$3.5 billion reverse mortgage market a wasted opportunity

by AB17 Sep 2013

The reverse mortgage market isn’t living up to its full potential and risks becoming a missed opportunity, according to Deloitte’s 11th annual study of the sector, released today.

While the $3.5 billion market has clocked up more than 7% growth since 2012, the Deloitte report claims that, with the ‘tailwinds’ of the baby boomers retiring and an increasing focus on post-retirement funding, the opportunities in the equity release market are in danger of being missed by banks and other financial services organisations.

As of 31 December, 2012, more than 42,000 senior Australian households had a reverse mortgage with total balances of $3.5 billion and James Hickey, the Deloitte financial services partner who led the study, says there’s obvious potential for even greater growth.

“The size of the senior Australian population is set to increase by more than 50% in the next decade. For many of these senior Australians, their house will remain their primary asset in retirement,” says Hickey.

“For banks seeking to grow their share of the lending market and remain relevant to their customers as they move into retirement, products that help this constituency access the wealth tied up in their homes, such as reverse mortgages, are worthy of serious consideration.”

However, he says the opportunity goes further than just the banks.

“Equity release products should be on the radar of any financial services organisation with ageing members, including the large industry superannuation funds.”
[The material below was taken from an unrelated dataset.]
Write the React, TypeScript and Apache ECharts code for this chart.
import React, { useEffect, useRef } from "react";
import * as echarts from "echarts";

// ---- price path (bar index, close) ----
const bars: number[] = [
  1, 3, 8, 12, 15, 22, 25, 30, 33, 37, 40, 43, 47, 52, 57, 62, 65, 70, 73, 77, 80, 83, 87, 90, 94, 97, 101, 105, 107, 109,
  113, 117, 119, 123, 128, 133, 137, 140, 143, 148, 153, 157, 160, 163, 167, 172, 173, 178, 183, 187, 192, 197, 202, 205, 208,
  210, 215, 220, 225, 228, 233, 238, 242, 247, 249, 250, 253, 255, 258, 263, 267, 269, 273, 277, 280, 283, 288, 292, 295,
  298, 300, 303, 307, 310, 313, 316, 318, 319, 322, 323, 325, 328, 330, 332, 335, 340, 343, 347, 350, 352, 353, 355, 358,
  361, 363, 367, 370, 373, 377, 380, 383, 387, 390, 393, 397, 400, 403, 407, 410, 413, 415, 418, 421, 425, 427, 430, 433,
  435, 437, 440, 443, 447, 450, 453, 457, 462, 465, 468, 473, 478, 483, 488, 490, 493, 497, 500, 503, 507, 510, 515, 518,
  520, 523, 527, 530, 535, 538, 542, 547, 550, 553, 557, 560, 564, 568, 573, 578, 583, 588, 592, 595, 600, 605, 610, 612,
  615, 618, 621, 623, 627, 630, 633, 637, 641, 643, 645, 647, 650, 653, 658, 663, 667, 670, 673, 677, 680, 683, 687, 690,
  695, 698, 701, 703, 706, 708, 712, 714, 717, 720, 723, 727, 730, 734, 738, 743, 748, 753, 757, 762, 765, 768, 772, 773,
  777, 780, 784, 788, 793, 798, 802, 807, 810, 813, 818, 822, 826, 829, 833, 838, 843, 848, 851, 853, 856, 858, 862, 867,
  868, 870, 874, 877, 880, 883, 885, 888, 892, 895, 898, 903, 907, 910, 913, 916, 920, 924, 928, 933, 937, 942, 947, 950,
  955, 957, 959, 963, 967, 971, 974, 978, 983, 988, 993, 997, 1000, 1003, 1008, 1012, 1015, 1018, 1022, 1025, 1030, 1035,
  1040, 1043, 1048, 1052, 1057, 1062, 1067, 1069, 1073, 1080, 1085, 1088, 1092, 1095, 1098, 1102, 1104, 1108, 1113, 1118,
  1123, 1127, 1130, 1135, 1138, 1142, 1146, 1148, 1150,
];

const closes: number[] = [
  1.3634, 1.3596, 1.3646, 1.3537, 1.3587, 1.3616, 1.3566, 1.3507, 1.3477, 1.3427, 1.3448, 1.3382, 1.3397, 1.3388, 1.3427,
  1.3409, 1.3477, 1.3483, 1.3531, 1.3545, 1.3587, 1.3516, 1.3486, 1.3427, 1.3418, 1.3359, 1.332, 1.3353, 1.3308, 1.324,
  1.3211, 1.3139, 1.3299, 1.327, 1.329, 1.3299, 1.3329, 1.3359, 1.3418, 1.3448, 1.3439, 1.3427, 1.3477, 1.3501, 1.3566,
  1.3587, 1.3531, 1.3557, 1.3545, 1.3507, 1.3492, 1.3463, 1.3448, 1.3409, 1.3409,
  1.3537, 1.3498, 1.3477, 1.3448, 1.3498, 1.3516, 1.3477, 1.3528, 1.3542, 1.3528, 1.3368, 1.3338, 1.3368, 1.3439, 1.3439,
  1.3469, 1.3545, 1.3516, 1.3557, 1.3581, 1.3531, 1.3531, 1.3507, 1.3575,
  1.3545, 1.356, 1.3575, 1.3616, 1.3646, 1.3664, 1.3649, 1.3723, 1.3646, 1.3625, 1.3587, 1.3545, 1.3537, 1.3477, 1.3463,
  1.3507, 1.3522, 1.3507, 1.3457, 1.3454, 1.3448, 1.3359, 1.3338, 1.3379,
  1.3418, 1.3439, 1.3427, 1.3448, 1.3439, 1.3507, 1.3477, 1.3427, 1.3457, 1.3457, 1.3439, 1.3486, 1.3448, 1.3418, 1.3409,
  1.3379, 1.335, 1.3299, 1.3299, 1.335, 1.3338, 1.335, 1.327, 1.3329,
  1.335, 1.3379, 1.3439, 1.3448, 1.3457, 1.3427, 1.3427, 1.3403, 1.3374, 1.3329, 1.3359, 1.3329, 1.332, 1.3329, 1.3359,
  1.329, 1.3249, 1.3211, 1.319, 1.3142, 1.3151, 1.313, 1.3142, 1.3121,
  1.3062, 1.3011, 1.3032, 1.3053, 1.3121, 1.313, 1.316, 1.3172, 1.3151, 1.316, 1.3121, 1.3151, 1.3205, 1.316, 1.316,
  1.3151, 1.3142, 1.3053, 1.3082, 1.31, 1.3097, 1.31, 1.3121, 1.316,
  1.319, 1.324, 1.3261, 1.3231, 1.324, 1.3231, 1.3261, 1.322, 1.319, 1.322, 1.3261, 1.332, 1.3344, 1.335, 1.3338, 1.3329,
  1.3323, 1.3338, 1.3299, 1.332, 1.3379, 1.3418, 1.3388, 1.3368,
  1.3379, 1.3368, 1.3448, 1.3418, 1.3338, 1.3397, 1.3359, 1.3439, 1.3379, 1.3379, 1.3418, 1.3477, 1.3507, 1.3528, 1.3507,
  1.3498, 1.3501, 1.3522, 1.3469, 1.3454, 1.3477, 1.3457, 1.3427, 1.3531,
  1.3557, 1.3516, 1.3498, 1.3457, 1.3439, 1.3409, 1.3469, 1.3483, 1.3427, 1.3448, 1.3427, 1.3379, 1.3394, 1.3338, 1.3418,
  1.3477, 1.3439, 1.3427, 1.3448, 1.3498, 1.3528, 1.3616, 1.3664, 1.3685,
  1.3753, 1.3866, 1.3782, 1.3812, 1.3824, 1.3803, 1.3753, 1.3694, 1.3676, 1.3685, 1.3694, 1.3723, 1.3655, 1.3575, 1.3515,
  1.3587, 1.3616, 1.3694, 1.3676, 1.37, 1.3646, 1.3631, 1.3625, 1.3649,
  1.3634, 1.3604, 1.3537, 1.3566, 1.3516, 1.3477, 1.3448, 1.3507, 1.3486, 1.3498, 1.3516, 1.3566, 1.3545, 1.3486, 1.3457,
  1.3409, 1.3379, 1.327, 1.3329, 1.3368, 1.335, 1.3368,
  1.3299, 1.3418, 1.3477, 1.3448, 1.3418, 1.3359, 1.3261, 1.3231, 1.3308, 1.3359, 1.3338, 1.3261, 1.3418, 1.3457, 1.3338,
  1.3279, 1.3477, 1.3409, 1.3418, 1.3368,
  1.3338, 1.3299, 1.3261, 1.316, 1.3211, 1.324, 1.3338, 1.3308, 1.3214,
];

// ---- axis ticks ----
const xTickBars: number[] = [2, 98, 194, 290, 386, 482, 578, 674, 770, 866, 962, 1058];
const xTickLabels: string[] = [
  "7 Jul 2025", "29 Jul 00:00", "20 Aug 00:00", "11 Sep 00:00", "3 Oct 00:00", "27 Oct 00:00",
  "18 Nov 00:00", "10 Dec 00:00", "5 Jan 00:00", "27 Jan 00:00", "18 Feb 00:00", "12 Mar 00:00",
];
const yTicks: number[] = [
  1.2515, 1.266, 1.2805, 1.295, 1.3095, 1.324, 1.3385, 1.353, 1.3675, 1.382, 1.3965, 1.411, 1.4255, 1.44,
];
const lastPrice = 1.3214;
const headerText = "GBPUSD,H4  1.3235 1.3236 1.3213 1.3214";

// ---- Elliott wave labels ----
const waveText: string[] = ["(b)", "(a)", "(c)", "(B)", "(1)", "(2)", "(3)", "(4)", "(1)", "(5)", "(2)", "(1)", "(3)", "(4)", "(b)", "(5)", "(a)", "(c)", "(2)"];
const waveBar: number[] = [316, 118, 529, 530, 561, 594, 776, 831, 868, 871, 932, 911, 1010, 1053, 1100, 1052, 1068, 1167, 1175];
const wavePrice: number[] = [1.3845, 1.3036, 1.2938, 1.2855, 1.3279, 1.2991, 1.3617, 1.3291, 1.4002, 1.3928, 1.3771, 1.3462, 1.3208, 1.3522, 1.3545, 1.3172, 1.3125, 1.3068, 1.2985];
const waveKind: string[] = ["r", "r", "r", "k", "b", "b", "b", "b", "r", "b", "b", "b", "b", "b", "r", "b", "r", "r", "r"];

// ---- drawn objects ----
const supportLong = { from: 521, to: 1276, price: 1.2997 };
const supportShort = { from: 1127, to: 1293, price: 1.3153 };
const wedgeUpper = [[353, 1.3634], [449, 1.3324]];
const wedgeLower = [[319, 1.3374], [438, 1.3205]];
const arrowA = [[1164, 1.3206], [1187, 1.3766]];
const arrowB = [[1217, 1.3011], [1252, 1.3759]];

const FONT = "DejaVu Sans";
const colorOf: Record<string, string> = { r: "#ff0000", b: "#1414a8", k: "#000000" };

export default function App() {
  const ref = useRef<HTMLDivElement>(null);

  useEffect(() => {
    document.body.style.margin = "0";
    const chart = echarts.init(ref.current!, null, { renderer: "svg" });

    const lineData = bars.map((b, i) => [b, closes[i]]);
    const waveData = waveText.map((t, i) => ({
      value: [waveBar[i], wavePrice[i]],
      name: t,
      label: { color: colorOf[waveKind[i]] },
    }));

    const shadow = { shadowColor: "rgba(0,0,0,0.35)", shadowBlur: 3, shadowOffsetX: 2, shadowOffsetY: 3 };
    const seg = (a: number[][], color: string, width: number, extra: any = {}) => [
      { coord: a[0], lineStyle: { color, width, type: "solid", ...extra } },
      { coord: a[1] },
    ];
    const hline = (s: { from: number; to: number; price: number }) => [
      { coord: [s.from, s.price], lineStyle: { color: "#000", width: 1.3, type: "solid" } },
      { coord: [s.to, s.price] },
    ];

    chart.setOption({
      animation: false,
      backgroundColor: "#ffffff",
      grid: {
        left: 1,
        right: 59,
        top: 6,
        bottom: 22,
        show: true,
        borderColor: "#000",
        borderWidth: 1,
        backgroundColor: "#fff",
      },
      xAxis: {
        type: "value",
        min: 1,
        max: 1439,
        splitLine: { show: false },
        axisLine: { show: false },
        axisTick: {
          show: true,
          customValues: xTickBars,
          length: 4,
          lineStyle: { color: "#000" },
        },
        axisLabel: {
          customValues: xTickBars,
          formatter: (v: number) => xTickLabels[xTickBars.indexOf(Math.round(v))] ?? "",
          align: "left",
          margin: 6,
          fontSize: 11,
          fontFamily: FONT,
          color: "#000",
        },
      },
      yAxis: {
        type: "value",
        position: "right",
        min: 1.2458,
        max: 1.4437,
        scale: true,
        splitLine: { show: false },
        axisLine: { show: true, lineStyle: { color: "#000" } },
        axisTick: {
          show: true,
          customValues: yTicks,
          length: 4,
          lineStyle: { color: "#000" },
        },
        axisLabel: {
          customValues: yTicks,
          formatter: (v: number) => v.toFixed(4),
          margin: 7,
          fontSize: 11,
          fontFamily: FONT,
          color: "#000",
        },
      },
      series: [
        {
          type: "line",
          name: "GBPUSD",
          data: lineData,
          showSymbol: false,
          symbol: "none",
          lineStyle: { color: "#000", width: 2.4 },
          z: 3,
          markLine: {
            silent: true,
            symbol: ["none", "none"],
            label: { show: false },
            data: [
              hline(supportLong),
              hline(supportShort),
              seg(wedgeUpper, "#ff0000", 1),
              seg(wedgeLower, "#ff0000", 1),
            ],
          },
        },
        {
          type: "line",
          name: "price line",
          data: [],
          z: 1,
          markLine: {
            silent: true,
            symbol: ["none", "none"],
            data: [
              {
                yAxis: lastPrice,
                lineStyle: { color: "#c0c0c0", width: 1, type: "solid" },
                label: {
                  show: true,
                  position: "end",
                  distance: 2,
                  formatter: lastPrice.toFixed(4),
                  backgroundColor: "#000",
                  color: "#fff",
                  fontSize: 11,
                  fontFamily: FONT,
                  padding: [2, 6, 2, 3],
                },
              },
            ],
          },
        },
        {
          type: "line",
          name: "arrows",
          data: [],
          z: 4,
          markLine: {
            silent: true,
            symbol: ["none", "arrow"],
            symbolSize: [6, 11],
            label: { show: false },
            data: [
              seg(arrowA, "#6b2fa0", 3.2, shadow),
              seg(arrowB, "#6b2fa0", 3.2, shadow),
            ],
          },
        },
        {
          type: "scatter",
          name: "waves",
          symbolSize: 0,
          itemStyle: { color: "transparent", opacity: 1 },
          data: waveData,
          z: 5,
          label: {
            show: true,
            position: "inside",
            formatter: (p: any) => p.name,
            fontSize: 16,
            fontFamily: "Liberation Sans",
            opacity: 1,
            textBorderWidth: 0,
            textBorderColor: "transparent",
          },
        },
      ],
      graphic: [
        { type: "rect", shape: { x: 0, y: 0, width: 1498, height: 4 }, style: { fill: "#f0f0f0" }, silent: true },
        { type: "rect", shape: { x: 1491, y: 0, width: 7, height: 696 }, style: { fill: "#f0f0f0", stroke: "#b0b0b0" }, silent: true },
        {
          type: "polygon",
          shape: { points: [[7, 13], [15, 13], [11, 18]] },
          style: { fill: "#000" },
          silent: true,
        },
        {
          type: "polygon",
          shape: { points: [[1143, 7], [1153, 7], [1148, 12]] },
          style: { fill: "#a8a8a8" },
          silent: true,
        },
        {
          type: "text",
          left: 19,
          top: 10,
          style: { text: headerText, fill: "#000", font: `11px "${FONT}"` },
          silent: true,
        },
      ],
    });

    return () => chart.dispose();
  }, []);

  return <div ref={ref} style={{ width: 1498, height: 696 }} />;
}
Hickey adds that, contrary to popular perceptions, the financial services industry is seeing significant interest in the product from ‘active’ retirees aged in their 60s and early 70s.

“These are senior Australians who want to travel and renovate their homes, as well as settle their debts and enjoy their new found freedom without having to significantly tap into their superannuation, or downsize their homes.”
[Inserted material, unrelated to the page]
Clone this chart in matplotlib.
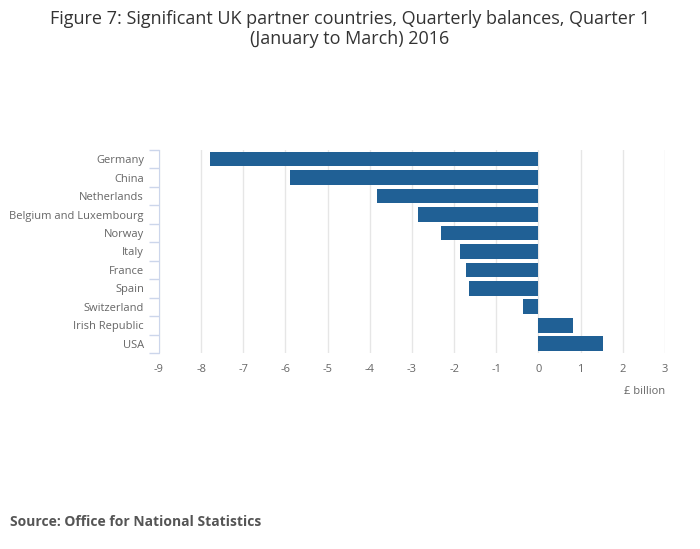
import matplotlib.pyplot as plt

countries = [
    "Germany", "China", "Netherlands", "Belgium and Luxembourg", "Norway",
    "Italy", "France", "Spain", "Switzerland", "Irish Republic", "USA",
]
balances = [-7.78, -5.88, -3.84, -2.85, -2.30, -1.85, -1.71, -1.64, -0.36, 0.81, 1.54]
x_ticks = list(range(-9, 4))

BAR_COLOR = "#206095"
TEXT_COLOR = "#666666"

plt.rcParams["font.family"] = ["Open Sans", "DejaVu Sans"]

fig = plt.figure(figsize=(7.0, 5.49), dpi=100)
ax = fig.add_axes([0.227, 0.357, 0.723, 0.370])

positions = list(range(len(countries)))
ax.barh(positions, balances, height=0.8, color=BAR_COLOR, zorder=3)

ax.set_xlim(-9, 3)
ax.set_ylim(len(countries) - 0.5, -0.5)
ax.set_xticks(x_ticks)
ax.set_xticklabels([str(t) for t in x_ticks], color=TEXT_COLOR, fontsize=8)
ax.set_yticks(positions)
ax.set_yticklabels(countries, color=TEXT_COLOR, fontsize=8)
ax.tick_params(axis="x", length=0, pad=8)
ax.tick_params(axis="y", which="major", length=0, pad=10.8)

# category boundary ticks on the y axis
ax.set_yticks([p - 0.5 for p in range(len(countries) + 1)], minor=True)
ax.tick_params(axis="y", which="minor", length=7.2, color="#ccd6eb", width=1)

ax.grid(axis="x", color="#e6e6e6", linewidth=1, zorder=0)
for side in ("top", "right", "bottom"):
    ax.spines[side].set_visible(False)
ax.spines["left"].set_color("#ccd6eb")

ax.text(1.0, -0.19, "£ billion", transform=ax.transAxes, ha="right", va="center",
        fontsize=8, color=TEXT_COLOR)

fig.text(0.5, 0.947, "Figure 7: Significant UK partner countries, Quarterly balances, Quarter 1\n"
         "(January to March) 2016", ha="center", va="center", fontsize=13,
         color="#333333", linespacing=1.2)
fig.text(0.014, 0.05, "Source: Office for National Statistics", ha="left", va="center",
         fontsize=10, fontweight="bold", color="#555555")

fig.savefig("out.png", dpi=100)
Currently, there are less than five active lenders offering the product – having reduced from more than 15 prior to the GFC.

Hickey says the primary reason for the reduction in lenders was not the lack of demand by senior Australians, but the inability of many of the former non-bank, second tier banks, and credit unions lenders that previously focused on equity release products, to find available funding supply.

He says Deloitte believes that for those lenders with access to funding - that are seeking long term returns - a reverse mortgage product can be an economically attractive investment.


  • by Frank 17/09/2013 9:29:56 AM

    Easy for James Hickey to do a study but piratically reverse mortgages are a compliance nightmare and frankly this is one market I will not touch. I see lawyers swimming around brokers in the future on this one.

  • by Pass 17/09/2013 9:30:45 AM

    I'm happy to pass on it. Too risky to write this type of lending in my opinion. The Broker will always be wrong under the new legislation, if anyone changes their minds etc years down the track etc.. Easier to just turn the business away.

  • by JB 17/09/2013 10:00:08 AM

    Done a few in the past & clients were all happy & grateful with their shiny new $ 45k reverse mortgages. However, when you look at the compliance, low loan sizes & paltry commission payable, hassle factor in managing them to approval, media negativity and uninformed comment from the legal fraternity, you'd come to the conclusion that it is not a viable business for a broker to be involved in.